Monday, October 18, 2010


So, this is going to embarrass her to death, but today is my assistant’s five-year anniversary with Promise House. For those of you who have not had the pleasure of working with Paloma, let me just say that someone up their smiled down upon me when they sent her to me. As many of you know, I was beginning to be known as the Murphy Brown of Promise House. I couldn’t keep an assistant to save my life. I won’t go into all the details, but suffice it to say, I had just about given up all hope.

I knew Paloma from her history with Promise House. She not only had gone through our shelter years ago, but had served on the Board of Directors until she moved to Las Vegas. When Sonja, my street outreach manager, told me that Paloma was moving back to Dallas and wanted to interview for the position, I was very hesitant. But, after several conversations and interviews with her, she became my new assistant.....and I totally redeemed myself by hiring her!

Here are just a few of the highlights of her career thus far:
· She totally organized the government grant system (you have NO idea what a mammoth job that is!).
· She has totally taken over grant renewals, including HUD, which NO ONE understands (but her, now!).
· She set up the PH Connect system that we use for meeting and document management and continues to

manage and update it.
· She has created some of the coolest Power Point presentations ever.
· She screens my calls, protects me from weird solicitors, second-guesses what I need before I need it, keeps

all my correspondence catalogued and filed correctly, knows my calendar, and has such a pleasant demeanor
that most people would rather talk to her than me!
· She has served as translator more times than I can count and translates documents into Spanish whenever we

need it.
· She plans and organizes meetings like nobody’s business!
· She ALWAYS gets the catering right!
· She kept an orchid alive for almost 2 years that was given to me as a gift when my step-mother died (if it had

been up to me, that poor orchid would have been dead in a month!).

I’m sure I could go on forever, but here is the best part: I have NEVER heard her say anything but, “I’d be glad to”, “No problem”, “Don’t worry, we can fix it”, “I’ll get right on that”, “I’ll be happy to”, “Do you need me to work late?” Who does that??? From day one she kept a running list of her daily activities (she used to work for a law firm) which she emails to me at the end of each day, along with her plans for the next day. How cool is that??

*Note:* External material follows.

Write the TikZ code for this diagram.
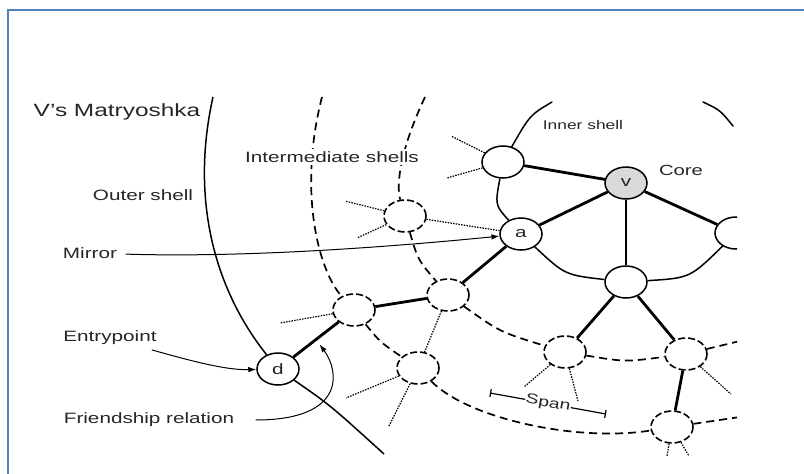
\documentclass[tikz,border=0pt]{standalone}
\usepackage{fontspec}
\setmainfont[FakeStretch=1.38]{Liberation Sans}
\usetikzlibrary{shapes.geometric,arrows.meta}
\definecolor{frameblue}{HTML}{4F81BD}
\definecolor{coregray}{HTML}{D9D9D9}
\begin{document}
\begin{tikzpicture}[
  x=1pt,y=-1pt,
  shell/.style={line width=1.5pt},
  midshell/.style={line width=1.7pt,dash pattern=on 8pt off 5pt},
  tie/.style={line width=2.8pt},
  weak/.style={line width=1.2pt,dash pattern=on 1.5pt off 1.2pt},
  member/.style={ellipse,draw,line width=1.5pt,fill=white,minimum width=42pt,
    minimum height=32pt,inner sep=0pt,text=black!85,font=\fontsize{15}{15}\selectfont},
  ghost/.style={member,line width=1.6pt,dash pattern=on 7pt off 3pt},
  pointer/.style={line width=1pt,-{Latex[length=8pt,width=5.5pt]}},
  spanline/.style={line width=1.2pt,{Bar[width=8pt]}-{Bar[width=8pt]}},
  note/.style={text=black!85,font=\fontsize{15}{18}\selectfont}]
  \useasboundingbox (0,0) rectangle (804,474);
  \draw[frameblue,line width=2pt] (8,474) -- (8,10) -- (804,10);
  \begin{scope}
    \clip (190,95) rectangle (737,456);
    % members
    \node[member,fill=coregray] (v) at (626,183) {v};
    \node[member] (a) at (521,234) {a};
    \node[member] (b) at (503,162) {};
    \node[member] (c) at (626,282) {};
    \node[member] (r) at (736,233) {};
    \node[member] (d) at (278,369) {d};
    \node[ghost] (n1) at (405,216) {};
    \node[ghost] (m1) at (354,310) {};
    \node[ghost] (m2) at (448,295) {};
    \node[ghost] (l1) at (418,368) {};
    \node[ghost] (m3) at (565,352) {};
    \node[ghost] (m4) at (686,354) {};
    \node[ghost] (l2) at (672,427) {};
    % shell ends
    \coordinate (os1) at (213,97);
    \coordinate (os2) at (384,454);
    \coordinate (is1a) at (322,97);
    \coordinate (is1b) at (740,417);
    \coordinate (is2a) at (425,97);
    \coordinate (is2b) at (740,341);
    \coordinate (in1) at (552,102);
    \coordinate (in2) at (703,102);
    \coordinate (in3) at (733,126);
    % outer shell
    \draw[shell] (os1) .. controls (190,200) and (215,290) .. (d);
    \draw[shell] (d) .. controls (330,405) .. (os2);
    % intermediate shells
    \draw[midshell] (is1a) .. controls (298,190) and (318,270) .. (m1);
    \draw[midshell] (m1) .. controls (380,342) .. (l1);
    \draw[midshell] (l1) .. controls (470,420) and (580,442) .. (l2);
    \draw[midshell] (l2) -- (is1b);
    \draw[midshell] (is2a) .. controls (400,150) and (396,185) .. (n1);
    \draw[midshell] (n1) .. controls (418,260) .. (m2);
    \draw[midshell] (m2) .. controls (500,332) .. (m3);
    \draw[midshell] (m3) .. controls (625,362) .. (m4);
    \draw[midshell] (m4) -- (is2b);
    % inner shell
    \draw[shell,line cap=round] (in1) .. controls (530,115) .. (b);
    \draw[shell] (b) .. controls (495,205) .. (a);
    \draw[shell] (a) .. controls (565,275) .. (c);
    \draw[shell] (c) .. controls (690,278) .. (r);
    \draw[shell,line cap=round] (in2) .. controls (720,110) .. (in3);
    % friendship relations
    \draw[tie] (b) -- (v);
    \draw[tie] (v) -- (a);
    \draw[tie] (v) -- (c);
    \draw[tie] (v) -- (r);
    \draw[tie] (a) -- (m2);
    \draw[tie] (m2) -- (m1);
    \draw[tie] (m1) -- coordinate[pos=0.5] (fr) (d);
    \draw[tie] (c) -- (m3);
    \draw[tie] (c) -- (m4);
    \draw[tie] (m4) -- (l2);
    % weak links
    \coordinate (s1) at (345,201);
    \coordinate (s2) at (357,238);
    \coordinate (s3) at (451,136);
    \coordinate (s4) at (447,178);
    \coordinate (s5) at (280,323);
    \coordinate (s6) at (346,398);
    \coordinate (s7) at (389,426);
    \coordinate (s8) at (524,387);
    \coordinate (s9) at (578,401);
    \coordinate (s10) at (731,394);
    \coordinate (s11) at (667,456);
    \coordinate (s12) at (689,456);
    \draw[weak] (n1) -- (a);
    \draw[weak] (m2) -- (l1);
    \draw[weak] (n1) -- (s1) (n1) -- (s2);
    \draw[weak] (b) -- (s3) (b) -- (s4);
    \draw[weak] (m1) -- (s5);
    \draw[weak] (l1) -- (s6) (l1) -- (s7);
    \draw[weak] (m3) -- (s8) (m3) -- (s9);
    \draw[weak] (m4) -- (s10);
    \draw[weak] (l2) -- (s11) (l2) -- (s12);
  \end{scope}
  % labels
  \node[note,font=\fontsize{17.7}{20}\selectfont] (title) at (117,112) {V's Matryoshka};
  \node[note,fill=white,inner sep=2pt] (mid) at (332,157) {Intermediate shells};
  \node[note,font=\fontsize{12.6}{14}\selectfont] (inner) at (583,125) {Inner shell};
  \node[note,font=\fontsize{14.7}{16}\selectfont] (core) at (681,170) {Core};
  \node[note] (outer) at (143,195) {Outer shell};
  \node[note] (mirror) at (90,253) {Mirror};
  \node[note] (entry) at (110,338) {Entrypoint};
  \node[note] (friend) at (149,420) {Friendship relation};
  % pointers
  \draw[pointer,shorten <=5pt] (mirror) .. controls (250,258) and (400,246) .. (a);
  \draw[pointer,shorten <=5pt] (entry) .. controls (205,365) and (230,370) .. (d);
  \draw[pointer,shorten <=18pt,shorten >=6pt] (friend) .. controls (345,420) and (340,372) .. (fr);
  \coordinate (sp1) at (490,393);
  \coordinate (sp2) at (606,414);
  \draw[spanline] (sp1) -- node[sloped,fill=white,inner sep=0.5pt,note,font=\fontsize{14}{15}\selectfont] {Span} (sp2);
\end{tikzpicture}
\end{document}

By now she is probably hiding under her desk, but I can’t help bragging on her. I’ve often said that you can train someone on just about anything. But you absolutely CANNOT train someone to have the kind of attitude Paloma has.
So, thank you Universe for sending her to me…...and thank you, Paloma, for being you.

Happy Anniversary. Here’s to many more.

Friday, October 8, 2010

Fair Frump

So, am I a frump for not wanting to go to the Fair this year? Fried Peanut Butter and Jelly Sandwiches? Fried Frito Pie??? Fried Beer???? Now, Fletcher’s Corny Dogs are sacred, but I’m not sure a trip just for them is on the books this year. Yes, the weather is gorgeous, but I think it will be much more fun sitting on my screen porch than fighting the madding crowds.

This doesn’t mean I haven’t enjoyed the Fair in the past. My childhood is replete with great memories of the Fair, and the admonishment from my parents that if we got lost, FIND BIG TEX and WAIT THERE! There were six of us, so someone always got lost. I will never forget the first time I rode the big wooden roller coaster with my Dad (I was about 6). As we crept up the first long hill, he’s saying, “See, Harriet, it’s not scary. Look what a great view you have of Dal……..” Then, WHOOOOOOSH, and the bottom falls out of the world, and I am so traumatized that I am unable to speak for the next 3 hours. Needless to say, I NEVER rode THAT thing again!

Then during high school, we bused down to Dallas every year from Sherman to march in parades, ride the rides, and eat all the gross food. It was a blast.

As my kids grew, an annual trip to the Fair was mandatory, with the numbers of kids to be chaperoned growing every year (as you know kids move in packs, with adults ALWAYS bringing up the rear). These were mostly fun times; HOWEVER, the year my kids were old enough to DROP THEM OFF at the front gate, I felt like I had been released from prison!!

I’ve been to the Fair in great weather, when it was 100 degrees in the shade, when it was pouring rain, on Texas OU Weekend (really bad mistake), during pregnancy (another bad mistake), in the evening when only a few people were there, and on a Saturday, when 10 million people were there. I’ve seen all the animals, new cars, pies, cakes, cooking gadgets, exercise equipment, “freak” shows, acrobats, folk singing groups, bird shows, etc. every year for at least 55 out of my almost 60 years on this earth.

I think I can take a year off. BUT…..I will really miss getting to ride the Carousel. It was the only ride my mother would ever get on, and I LOVED riding it with her every year. I just love those horses….and the music.

And....I have to admit, I will also miss Big Tex’s “HOWDY FOLKS!”

If you go, have a GREAT time and ride the Carousel once for my mother and me.............maybe next year.